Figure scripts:
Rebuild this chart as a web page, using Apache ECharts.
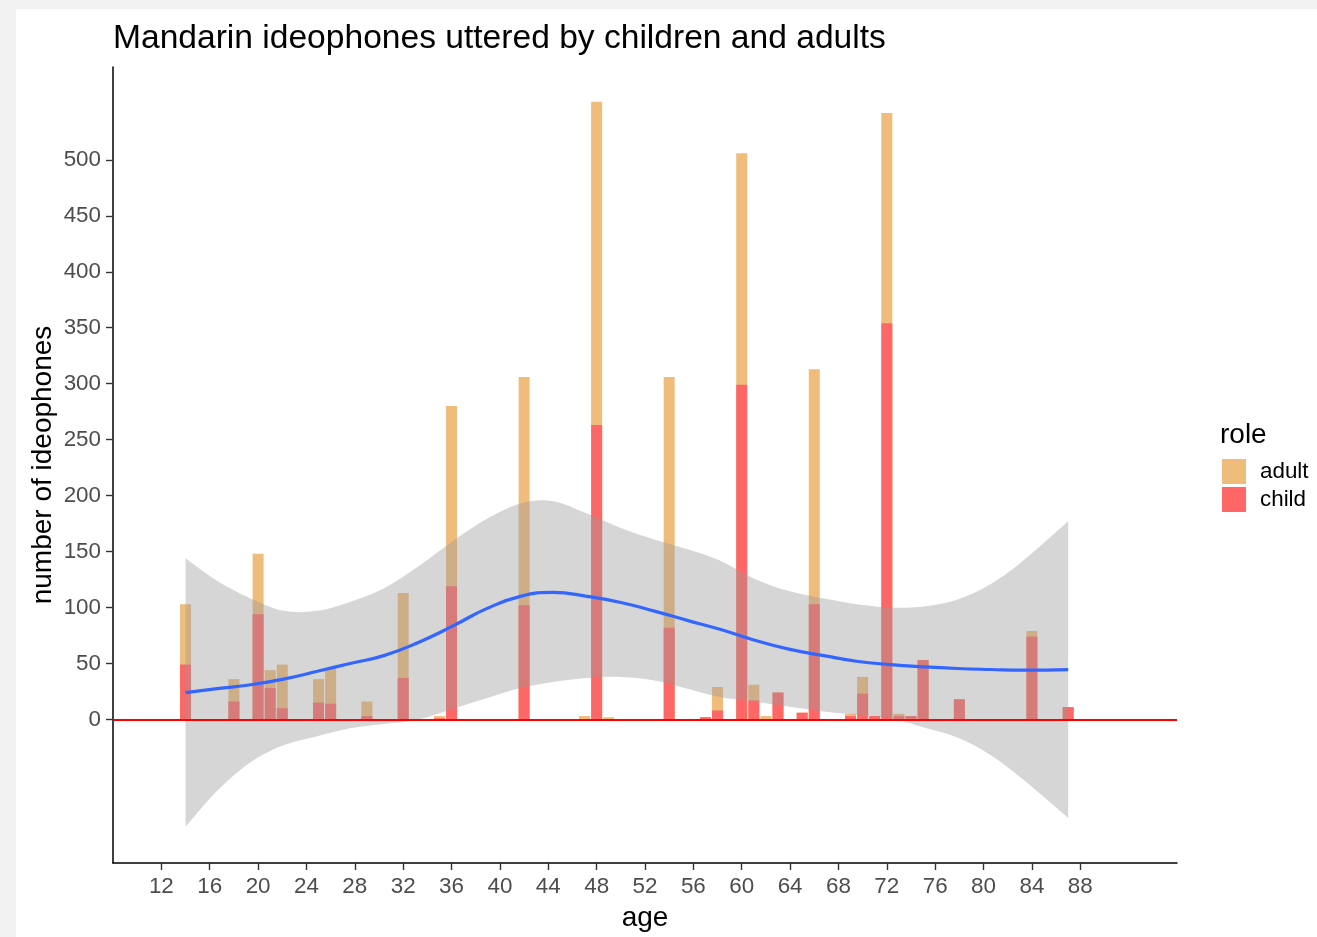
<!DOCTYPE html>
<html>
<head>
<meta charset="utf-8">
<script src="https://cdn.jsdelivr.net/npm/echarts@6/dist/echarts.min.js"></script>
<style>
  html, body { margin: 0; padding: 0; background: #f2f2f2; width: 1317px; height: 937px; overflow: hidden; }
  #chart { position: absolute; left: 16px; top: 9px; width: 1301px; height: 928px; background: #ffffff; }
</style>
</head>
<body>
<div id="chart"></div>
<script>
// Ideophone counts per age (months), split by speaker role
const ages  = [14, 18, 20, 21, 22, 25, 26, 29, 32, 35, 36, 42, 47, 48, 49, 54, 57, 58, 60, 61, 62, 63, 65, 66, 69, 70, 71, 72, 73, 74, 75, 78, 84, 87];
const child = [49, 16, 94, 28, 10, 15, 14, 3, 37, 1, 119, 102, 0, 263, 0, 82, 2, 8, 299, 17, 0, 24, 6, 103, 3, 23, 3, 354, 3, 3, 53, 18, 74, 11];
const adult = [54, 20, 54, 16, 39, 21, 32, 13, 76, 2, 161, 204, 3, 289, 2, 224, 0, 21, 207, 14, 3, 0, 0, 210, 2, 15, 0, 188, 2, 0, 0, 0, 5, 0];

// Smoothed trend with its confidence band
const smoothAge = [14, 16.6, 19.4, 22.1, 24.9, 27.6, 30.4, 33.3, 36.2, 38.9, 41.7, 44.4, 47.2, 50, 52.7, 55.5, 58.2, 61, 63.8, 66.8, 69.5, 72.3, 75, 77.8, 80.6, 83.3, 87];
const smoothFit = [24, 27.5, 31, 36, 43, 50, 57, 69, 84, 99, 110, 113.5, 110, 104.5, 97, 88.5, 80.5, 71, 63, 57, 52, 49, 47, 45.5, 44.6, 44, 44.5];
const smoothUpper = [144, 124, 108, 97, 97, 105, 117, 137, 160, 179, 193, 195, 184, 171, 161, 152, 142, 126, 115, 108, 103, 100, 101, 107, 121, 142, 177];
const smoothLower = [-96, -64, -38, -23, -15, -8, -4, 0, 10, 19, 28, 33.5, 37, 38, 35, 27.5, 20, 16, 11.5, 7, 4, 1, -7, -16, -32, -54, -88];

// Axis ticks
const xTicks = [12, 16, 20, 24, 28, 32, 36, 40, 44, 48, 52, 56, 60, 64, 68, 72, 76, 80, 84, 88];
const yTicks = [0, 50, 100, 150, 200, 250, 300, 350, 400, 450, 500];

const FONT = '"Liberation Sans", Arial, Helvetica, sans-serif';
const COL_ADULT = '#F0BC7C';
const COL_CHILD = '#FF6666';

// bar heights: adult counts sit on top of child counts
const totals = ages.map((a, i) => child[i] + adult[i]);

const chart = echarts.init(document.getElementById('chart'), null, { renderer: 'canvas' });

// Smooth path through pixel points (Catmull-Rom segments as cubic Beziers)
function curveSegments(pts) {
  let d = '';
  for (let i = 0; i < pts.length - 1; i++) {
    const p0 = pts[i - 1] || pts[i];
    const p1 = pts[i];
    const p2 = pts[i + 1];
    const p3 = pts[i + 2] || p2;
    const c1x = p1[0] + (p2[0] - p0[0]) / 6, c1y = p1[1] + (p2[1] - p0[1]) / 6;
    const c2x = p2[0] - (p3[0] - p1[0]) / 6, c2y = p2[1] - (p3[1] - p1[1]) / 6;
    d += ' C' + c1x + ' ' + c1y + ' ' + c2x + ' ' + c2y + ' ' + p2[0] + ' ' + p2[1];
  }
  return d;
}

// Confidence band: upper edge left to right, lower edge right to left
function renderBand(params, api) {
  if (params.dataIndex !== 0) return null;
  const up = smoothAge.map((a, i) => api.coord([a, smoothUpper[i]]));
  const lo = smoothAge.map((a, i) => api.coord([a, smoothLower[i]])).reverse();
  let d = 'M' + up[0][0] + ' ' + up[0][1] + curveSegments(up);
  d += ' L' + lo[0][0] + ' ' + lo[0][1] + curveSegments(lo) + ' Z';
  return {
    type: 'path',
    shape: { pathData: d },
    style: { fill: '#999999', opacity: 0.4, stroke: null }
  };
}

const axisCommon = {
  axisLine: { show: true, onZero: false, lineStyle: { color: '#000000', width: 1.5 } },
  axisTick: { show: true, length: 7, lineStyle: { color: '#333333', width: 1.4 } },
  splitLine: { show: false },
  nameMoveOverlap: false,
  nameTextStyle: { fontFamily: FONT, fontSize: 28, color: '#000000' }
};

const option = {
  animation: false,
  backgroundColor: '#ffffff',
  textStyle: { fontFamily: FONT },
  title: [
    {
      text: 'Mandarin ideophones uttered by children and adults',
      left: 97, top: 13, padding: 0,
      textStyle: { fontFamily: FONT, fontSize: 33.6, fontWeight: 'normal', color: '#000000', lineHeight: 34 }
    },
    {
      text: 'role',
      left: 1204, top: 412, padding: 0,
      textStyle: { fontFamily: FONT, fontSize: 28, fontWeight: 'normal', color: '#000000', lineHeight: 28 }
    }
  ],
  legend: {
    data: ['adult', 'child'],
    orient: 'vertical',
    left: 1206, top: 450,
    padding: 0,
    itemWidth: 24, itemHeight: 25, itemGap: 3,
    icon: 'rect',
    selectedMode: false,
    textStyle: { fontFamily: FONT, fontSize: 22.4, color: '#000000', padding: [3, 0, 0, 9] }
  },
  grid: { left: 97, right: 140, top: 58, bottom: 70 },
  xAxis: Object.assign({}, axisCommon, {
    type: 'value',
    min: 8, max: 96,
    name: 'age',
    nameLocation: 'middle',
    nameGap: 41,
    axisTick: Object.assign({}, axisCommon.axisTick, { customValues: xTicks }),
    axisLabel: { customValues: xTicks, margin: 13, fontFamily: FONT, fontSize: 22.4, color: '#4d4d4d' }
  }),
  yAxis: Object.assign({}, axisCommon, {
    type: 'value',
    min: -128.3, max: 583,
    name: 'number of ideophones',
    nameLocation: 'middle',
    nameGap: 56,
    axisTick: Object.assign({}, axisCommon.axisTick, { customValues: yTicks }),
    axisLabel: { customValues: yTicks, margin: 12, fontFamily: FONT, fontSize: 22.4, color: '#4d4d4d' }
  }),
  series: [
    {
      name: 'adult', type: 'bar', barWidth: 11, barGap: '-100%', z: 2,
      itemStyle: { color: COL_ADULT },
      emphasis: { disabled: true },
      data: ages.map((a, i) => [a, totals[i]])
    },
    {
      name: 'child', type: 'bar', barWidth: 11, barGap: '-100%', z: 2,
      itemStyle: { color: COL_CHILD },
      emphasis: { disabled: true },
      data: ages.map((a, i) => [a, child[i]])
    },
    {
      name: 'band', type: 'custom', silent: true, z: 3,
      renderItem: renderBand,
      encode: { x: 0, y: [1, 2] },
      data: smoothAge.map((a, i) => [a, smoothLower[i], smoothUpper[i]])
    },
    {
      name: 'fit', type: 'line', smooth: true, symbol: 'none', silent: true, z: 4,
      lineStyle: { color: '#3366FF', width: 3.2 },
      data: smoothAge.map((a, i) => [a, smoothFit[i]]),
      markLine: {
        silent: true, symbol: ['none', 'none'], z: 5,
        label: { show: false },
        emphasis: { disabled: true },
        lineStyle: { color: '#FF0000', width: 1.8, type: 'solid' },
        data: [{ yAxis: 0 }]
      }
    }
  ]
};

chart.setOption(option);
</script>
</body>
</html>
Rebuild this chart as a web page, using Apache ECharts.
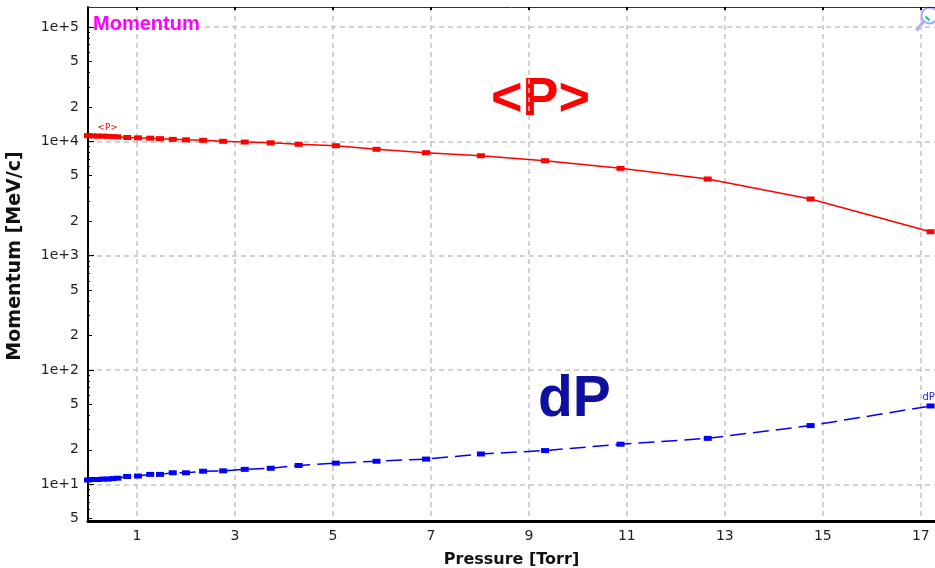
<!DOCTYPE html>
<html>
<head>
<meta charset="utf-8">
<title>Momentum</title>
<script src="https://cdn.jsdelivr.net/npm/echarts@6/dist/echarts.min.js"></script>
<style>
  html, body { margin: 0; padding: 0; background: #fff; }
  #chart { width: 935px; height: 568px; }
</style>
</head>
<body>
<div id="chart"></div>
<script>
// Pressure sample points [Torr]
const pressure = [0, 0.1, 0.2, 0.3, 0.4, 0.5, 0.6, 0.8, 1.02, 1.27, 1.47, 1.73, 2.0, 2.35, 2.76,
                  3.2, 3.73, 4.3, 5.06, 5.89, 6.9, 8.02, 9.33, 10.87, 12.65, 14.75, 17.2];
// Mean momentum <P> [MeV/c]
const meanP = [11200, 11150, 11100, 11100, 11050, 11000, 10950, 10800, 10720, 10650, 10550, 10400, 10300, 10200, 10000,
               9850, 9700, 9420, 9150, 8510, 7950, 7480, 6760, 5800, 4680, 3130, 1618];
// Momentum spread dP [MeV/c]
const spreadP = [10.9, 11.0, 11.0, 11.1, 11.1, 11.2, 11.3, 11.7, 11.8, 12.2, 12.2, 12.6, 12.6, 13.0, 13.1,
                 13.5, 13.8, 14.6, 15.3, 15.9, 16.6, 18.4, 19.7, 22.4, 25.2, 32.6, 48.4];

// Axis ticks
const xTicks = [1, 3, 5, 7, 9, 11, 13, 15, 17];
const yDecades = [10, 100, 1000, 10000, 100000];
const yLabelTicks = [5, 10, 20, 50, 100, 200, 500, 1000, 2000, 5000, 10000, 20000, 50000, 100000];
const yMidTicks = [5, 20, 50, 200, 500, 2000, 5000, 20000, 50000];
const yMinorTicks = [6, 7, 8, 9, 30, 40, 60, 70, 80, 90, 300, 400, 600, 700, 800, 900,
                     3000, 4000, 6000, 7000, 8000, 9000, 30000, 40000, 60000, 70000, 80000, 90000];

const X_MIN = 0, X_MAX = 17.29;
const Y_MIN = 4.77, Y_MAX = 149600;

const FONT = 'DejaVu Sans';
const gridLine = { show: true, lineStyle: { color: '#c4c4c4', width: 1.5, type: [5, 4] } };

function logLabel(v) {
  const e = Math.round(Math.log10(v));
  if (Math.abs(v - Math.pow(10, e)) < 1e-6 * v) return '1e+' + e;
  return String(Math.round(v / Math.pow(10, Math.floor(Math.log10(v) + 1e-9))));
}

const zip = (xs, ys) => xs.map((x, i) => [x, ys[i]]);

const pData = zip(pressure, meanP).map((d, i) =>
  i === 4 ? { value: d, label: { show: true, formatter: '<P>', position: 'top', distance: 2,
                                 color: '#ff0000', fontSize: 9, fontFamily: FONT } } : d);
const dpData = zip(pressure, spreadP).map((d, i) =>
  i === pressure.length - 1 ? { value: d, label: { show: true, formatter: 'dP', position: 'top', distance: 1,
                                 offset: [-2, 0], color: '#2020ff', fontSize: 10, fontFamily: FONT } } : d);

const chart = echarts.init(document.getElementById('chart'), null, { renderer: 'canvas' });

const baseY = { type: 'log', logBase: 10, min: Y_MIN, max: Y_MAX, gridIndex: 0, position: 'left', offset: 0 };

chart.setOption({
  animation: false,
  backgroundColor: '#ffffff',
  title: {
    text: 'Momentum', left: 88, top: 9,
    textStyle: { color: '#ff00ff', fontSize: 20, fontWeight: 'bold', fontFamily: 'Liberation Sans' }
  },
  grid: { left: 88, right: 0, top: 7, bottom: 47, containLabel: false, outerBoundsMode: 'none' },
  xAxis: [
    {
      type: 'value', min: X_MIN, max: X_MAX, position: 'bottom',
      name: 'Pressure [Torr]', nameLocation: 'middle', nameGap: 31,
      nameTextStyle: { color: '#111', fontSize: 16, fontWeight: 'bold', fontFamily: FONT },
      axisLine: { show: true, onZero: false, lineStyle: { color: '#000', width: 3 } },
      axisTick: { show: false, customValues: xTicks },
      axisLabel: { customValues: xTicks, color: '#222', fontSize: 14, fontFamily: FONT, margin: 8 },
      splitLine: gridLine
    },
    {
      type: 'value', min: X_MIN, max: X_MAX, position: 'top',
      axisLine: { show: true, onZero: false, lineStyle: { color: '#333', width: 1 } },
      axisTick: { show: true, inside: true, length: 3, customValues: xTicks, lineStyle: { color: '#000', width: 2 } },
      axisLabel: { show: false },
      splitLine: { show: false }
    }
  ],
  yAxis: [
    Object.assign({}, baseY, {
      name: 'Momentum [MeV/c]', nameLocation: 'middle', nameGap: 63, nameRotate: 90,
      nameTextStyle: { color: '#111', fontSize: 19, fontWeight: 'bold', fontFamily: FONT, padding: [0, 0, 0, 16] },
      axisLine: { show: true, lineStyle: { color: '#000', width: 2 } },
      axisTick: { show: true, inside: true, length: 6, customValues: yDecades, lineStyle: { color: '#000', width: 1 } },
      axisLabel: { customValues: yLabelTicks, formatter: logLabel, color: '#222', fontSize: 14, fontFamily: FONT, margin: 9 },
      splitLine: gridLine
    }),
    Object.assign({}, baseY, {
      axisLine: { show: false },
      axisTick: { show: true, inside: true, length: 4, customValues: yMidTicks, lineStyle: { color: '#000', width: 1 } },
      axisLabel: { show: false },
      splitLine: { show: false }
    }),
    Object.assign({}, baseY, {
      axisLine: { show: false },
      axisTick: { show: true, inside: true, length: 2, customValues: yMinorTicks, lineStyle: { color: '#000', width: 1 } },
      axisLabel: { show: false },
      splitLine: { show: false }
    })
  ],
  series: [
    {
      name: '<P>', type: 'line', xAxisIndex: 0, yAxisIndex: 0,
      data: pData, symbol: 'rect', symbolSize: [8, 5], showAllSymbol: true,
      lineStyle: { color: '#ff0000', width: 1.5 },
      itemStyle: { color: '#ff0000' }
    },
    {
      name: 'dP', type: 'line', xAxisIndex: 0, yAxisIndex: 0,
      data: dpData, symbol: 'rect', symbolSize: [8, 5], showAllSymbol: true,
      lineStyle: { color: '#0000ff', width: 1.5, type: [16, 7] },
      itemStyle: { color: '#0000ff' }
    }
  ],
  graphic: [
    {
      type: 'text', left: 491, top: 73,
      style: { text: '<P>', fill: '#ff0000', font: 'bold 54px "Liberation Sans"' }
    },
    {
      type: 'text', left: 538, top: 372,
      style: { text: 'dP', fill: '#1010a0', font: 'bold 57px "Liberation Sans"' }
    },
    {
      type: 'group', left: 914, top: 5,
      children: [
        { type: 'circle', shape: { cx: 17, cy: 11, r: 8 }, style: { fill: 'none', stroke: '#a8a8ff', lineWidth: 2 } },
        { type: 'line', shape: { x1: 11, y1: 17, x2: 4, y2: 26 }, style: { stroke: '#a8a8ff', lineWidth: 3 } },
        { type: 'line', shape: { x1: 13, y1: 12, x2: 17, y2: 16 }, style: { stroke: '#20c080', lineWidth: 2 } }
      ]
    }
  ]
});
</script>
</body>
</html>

> PROBLEM TO SOLVE
Please transcribe, word for word, every line from the first line of the records above through the line containing "0, 0, 0, 5, 0];", and leave out any pictures.

> ANSWER TO THE PROBLEM
Rebuild this chart as a web page, using Apache ECharts.
<!DOCTYPE html>
<html>
<head>
<meta charset="utf-8">
<script src="https://cdn.jsdelivr.net/npm/echarts@6/dist/echarts.min.js"></script>
<style>
  html, body { margin: 0; padding: 0; background: #f2f2f2; width: 1317px; height: 937px; overflow: hidden; }
  #chart { position: absolute; left: 16px; top: 9px; width: 1301px; height: 928px; background: #ffffff; }
</style>
</head>
<body>
<div id="chart"></div>
<script>
// Ideophone counts per age (months), split by speaker role
const ages  = [14, 18, 20, 21, 22, 25, 26, 29, 32, 35, 36, 42, 47, 48, 49, 54, 57, 58, 60, 61, 62, 63, 65, 66, 69, 70, 71, 72, 73, 74, 75, 78, 84, 87];
const child = [49, 16, 94, 28, 10, 15, 14, 3, 37, 1, 119, 102, 0, 263, 0, 82, 2, 8, 299, 17, 0, 24, 6, 103, 3, 23, 3, 354, 3, 3, 53, 18, 74, 11];
const adult = [54, 20, 54, 16, 39, 21, 32, 13, 76, 2, 161, 204, 3, 289, 2, 224, 0, 21, 207, 14, 3, 0, 0, 210, 2, 15, 0, 188, 2, 0, 0, 0, 5, 0];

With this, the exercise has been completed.